[Exercise brief] Up to and including the line with "import plotly.graph_objects as go", write out the listing from its first line, minus the pictures.

[Raw data]

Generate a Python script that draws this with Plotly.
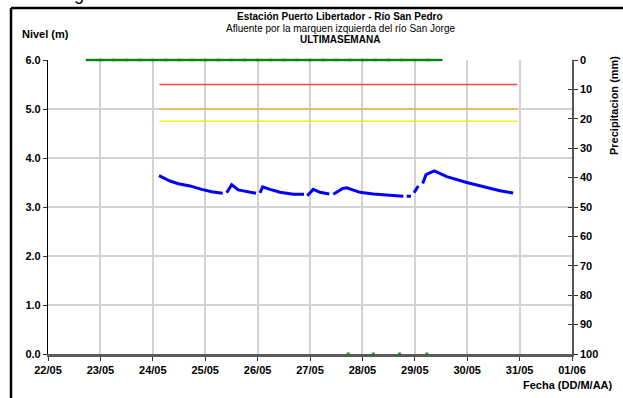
import plotly.graph_objects as go

# ---------------- data ----------------
level_dates = [
    "2013-05-24 02:50", "2013-05-24 07:53", "2013-05-24 11:41", "2013-05-24 17:02",
    "2013-05-24 22:24", "2013-05-25 02:58", "2013-05-25 08:01", None,
    "2013-05-25 09:50", "2013-05-25 12:09", "2013-05-25 15:10", "2013-05-25 19:00",
    "2013-05-25 23:15", None,
    "2013-05-26 01:06", "2013-05-26 02:20", "2013-05-26 05:41", "2013-05-26 10:15",
    "2013-05-26 16:21", "2013-05-26 21:15", None,
    "2013-05-26 22:45", "2013-05-27 01:30", "2013-05-27 04:35", "2013-05-27 08:50", None,
    "2013-05-27 10:40", "2013-05-27 15:00", "2013-05-27 16:48", "2013-05-27 19:50",
    "2013-05-27 22:54", "2013-05-28 05:00", "2013-05-28 12:39", "2013-05-28 18:45", None,
    "2013-05-28 20:17", "2013-05-28 22:15", None,
    "2013-05-28 23:38", "2013-05-29 01:37", None,
    "2013-05-29 03:37", "2013-05-29 05:08", "2013-05-29 08:56", "2013-05-29 14:37",
    "2013-05-29 23:46", "2013-05-30 08:55", "2013-05-30 15:01", "2013-05-30 20:23",
    "2013-05-30 21:00",
]
level_m = [
    3.64, 3.53, 3.475, 3.43,
    3.36, 3.31, 3.28, None,
    3.29, 3.455, 3.35, 3.31,
    3.28, None,
    3.29, 3.41, 3.36, 3.30,
    3.26, 3.26, None,
    3.23, 3.36, 3.30, 3.265, None,
    3.26, 3.38, 3.39, 3.35,
    3.30, 3.265, 3.245, 3.22, None,
    3.22, 3.22, None,
    3.29, 3.43, None,
    3.48, 3.66, 3.735, 3.62,
    3.50, 3.39, 3.33, 3.29,
    3.28,
]

threshold_dates = ["2013-05-24 03:00", "2013-05-30 23:00"]
threshold_red = [5.5, 5.5]
threshold_orange = [5.0, 5.0]
threshold_yellow = [4.75, 4.75]

precip_dates = [
    "2013-05-22 21:00", "2013-05-23 03:00", "2013-05-23 09:00", "2013-05-23 15:00",
    "2013-05-23 21:00", "2013-05-24 03:00", "2013-05-24 09:00", "2013-05-24 15:00",
    "2013-05-24 21:00", "2013-05-25 03:00", "2013-05-25 09:00", "2013-05-25 15:00",
    "2013-05-25 21:00", "2013-05-26 03:00", "2013-05-26 09:00", "2013-05-26 15:00",
    "2013-05-26 21:00", "2013-05-27 03:00", "2013-05-27 09:00", "2013-05-27 15:00",
    "2013-05-27 21:00", "2013-05-28 03:00", "2013-05-28 09:00", "2013-05-28 15:00",
    "2013-05-28 21:00", "2013-05-29 03:00", "2013-05-29 09:00",
]
precip_mm = [0, 0, 0, 0, 0, 0, 0, 0, 0, 0, 0, 0, 0, 0,
             0, 0, 0, 0, 0, 0, 0, 0, 0, 0, 0, 0, 0]

zero_dates = ["2013-05-27 17:30", "2013-05-28 05:00", "2013-05-28 17:00", "2013-05-29 05:30"]
zero_level = [0, 0, 0, 0]

x_tick_vals = ["2013-05-22", "2013-05-23", "2013-05-24", "2013-05-25", "2013-05-26",
               "2013-05-27", "2013-05-28", "2013-05-29", "2013-05-30", "2013-05-31",
               "2013-06-01"]
x_tick_text = ["22/05", "23/05", "24/05", "25/05", "26/05", "27/05", "28/05",
               "29/05", "30/05", "31/05", "01/06"]

# ---------------- figure ----------------
W, H = 623, 398
L, R, T, B = 48, 51, 60, 44
PW, PH = W - L - R, H - T - B
FONT = "Liberation Sans, Arial, sans-serif"


def px(x):
    return (x - L) / PW


def py(y):
    return (H - B - y) / PH


fig = go.Figure()

fig.add_trace(go.Scatter(x=threshold_dates, y=threshold_red, mode="lines",
                         line=dict(color="#ff4a4a", width=1.6), hoverinfo="skip"))
fig.add_trace(go.Scatter(x=threshold_dates, y=threshold_orange, mode="lines",
                         line=dict(color="#f2b43a", width=1.6), hoverinfo="skip"))
fig.add_trace(go.Scatter(x=threshold_dates, y=threshold_yellow, mode="lines",
                         line=dict(color="#f2ee10", width=1.6), hoverinfo="skip"))
fig.add_trace(go.Scatter(x=level_dates, y=level_m, mode="lines", connectgaps=False,
                         line=dict(color="#0000ff", width=3)))
fig.add_trace(go.Scatter(x=zero_dates, y=zero_level, mode="markers",
                         marker=dict(color="#1a9a1a", size=3, symbol="square"),
                         cliponaxis=False))
fig.add_trace(go.Scatter(x=precip_dates, y=precip_mm, yaxis="y2", mode="markers",
                         marker=dict(symbol="line-ew", size=11.5,
                                     line=dict(color="#108010", width=2.4)),
                         cliponaxis=False))

fig.update_layout(
    width=W, height=H,
    margin=dict(l=L, r=R, t=T, b=B),
    paper_bgcolor="white", plot_bgcolor="white",
    showlegend=False,
    font=dict(family=FONT, color="black", size=11),
    xaxis=dict(
        type="date", range=["2013-05-22", "2013-06-01"],
        tickvals=x_tick_vals, ticktext=x_tick_text,
        showgrid=True, gridcolor="#d2d2d2", gridwidth=1.5,
        showline=True, linecolor="#5a5a5a", linewidth=2.5,
        ticks="outside", ticklen=4, tickcolor="#333333",
        tickfont=dict(family=FONT, size=11, weight="bold"),
        zeroline=False,
    ),
    yaxis=dict(
        range=[0, 6], dtick=1, tickformat=".1f",
        showgrid=True, gridcolor="#d2d2d2", gridwidth=1.5,
        showline=True, linecolor="#000000", linewidth=1.2,
        ticks="outside", ticklen=4, tickcolor="#333333",
        tickfont=dict(family=FONT, size=11, weight="bold"),
        zeroline=False,
    ),
    yaxis2=dict(
        overlaying="y", side="right", range=[100, 0], dtick=10,
        showgrid=False, zeroline=False,
        showline=True, linecolor="#555555", linewidth=1.5,
        ticks="outside", ticklen=4, tickcolor="#333333",
        tickfont=dict(family=FONT, size=11, weight="bold"),
    ),
    yaxis3=dict(
        overlaying="y", side="right", range=[100, 0], dtick=10,
        showgrid=False, zeroline=False, showline=False,
        ticks="inside", ticklen=4, tickcolor="#333333",
        showticklabels=False,
    ),
)

# dummy trace to activate yaxis3
fig.add_trace(go.Scatter(x=[None], y=[None], yaxis="y3", hoverinfo="skip"))

annotations = [
    dict(text="<b>Estación Puerto Libertador - Río San Pedro</b>", x=px(340), y=py(17),
         font=dict(size=10)),
    dict(text="Afluente por la marquen izquierda del río San Jorge", x=px(340), y=py(28),
         font=dict(size=10)),
    dict(text="<b>ULTIMASEMANA</b>", x=px(340), y=py(39), font=dict(size=10)),
    dict(text="<b>Nivel (m)</b>", x=px(20), y=py(34), xanchor="left", font=dict(size=11)),
    dict(text="<b>Precipitacion (mm)</b>", x=px(614), y=py(106), textangle=-90,
         font=dict(size=11)),
    dict(text="<b>Fecha (DD/M/AA)</b>", x=px(521), y=py(385), xanchor="left",
         font=dict(size=11)),
    dict(text="San Jorge", x=px(10), y=py(6), xanchor="left", yanchor="bottom",
         font=dict(size=18)),
]
for a in annotations:
    a.setdefault("xanchor", "center")
    a.setdefault("yanchor", "middle")
    fig.add_annotation(xref="paper", yref="paper", showarrow=False, **a)

# outer black frame (left and top edges visible)
fig.add_shape(type="line", xref="paper", yref="paper",
              x0=px(11), x1=px(11), y0=py(8), y1=py(420),
              line=dict(color="black", width=2.5))
fig.add_shape(type="line", xref="paper", yref="paper",
              x0=px(11), x1=px(640), y0=py(8), y1=py(8),
              line=dict(color="black", width=2.5))

fig.write_html("out.html",
               config={"displayModeBar": False},
               post_script="document.body.style.margin='0px';"
                           "document.body.style.overflow='hidden';")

[Solution]
Generate a Python script that draws this with Plotly.
import plotly.graph_objects as go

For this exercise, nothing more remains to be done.